Anytime a court makes a ruling (technically anytime although you’ll find conflicting rulings among state level rulings, so this mostly applies to appellate and higher) that sets “case precedent” meaning the issue has been decided. Say an appelate judge says “you’re *not* going to be punished for selling weed” it would be insane for any state judge to oppose that. The precedent has been set by a higher court. So selling weed would effectively become legal, even if it’s not legal by law. This is technically what’s been going on with Roe V Wade the last 40 years. Abortion has no federal legal status in the USA. It’s not legal. It’s not illegal. The federal government is fine leaving that issue to each state. However Roe V Wade went to the supreme court. Meaning the case precedent applied to the whole country. And it was decided. Women have the right to an abortion. But no one ever bothered to make it law. So when the supreme court became dominantly the *other* side of the political spectrum they were free to overturn their own prior ruling. So now it’s back to each state deciding their own rules on the subject. I haven’t heard of any cases yet, but I expect we’ll see some appellate and circuit rulings on the topic in the next few years.

Anonymous 0 Comments

Laws have a hierarchy that they must follow, that is constitutional law overrides lower laws.
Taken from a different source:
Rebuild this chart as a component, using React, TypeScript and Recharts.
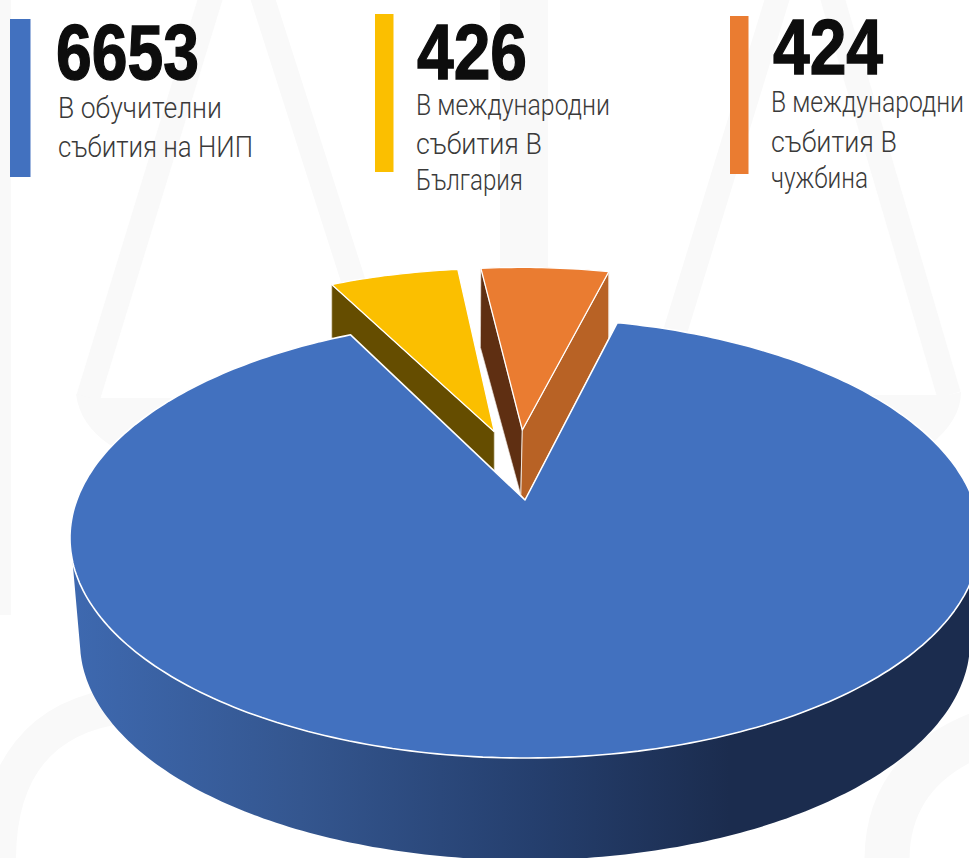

So for example if the constitution says “the state can’t make a law that prevents people from criticizing the president”, and then a city council somewhere tries making a law that says “Everyone who criticizes the president is to be hanged”, people will take that to court and a judge has to rule whether or not that second law is compatible with the first.

If they aren’t compatible, the judge has to be able to tell which one has priority, and then the other one is “blocked”.

Otherwise you’d have ridiculous situations like a city council in montana is making laws that are against the constitution and are applicable only in california.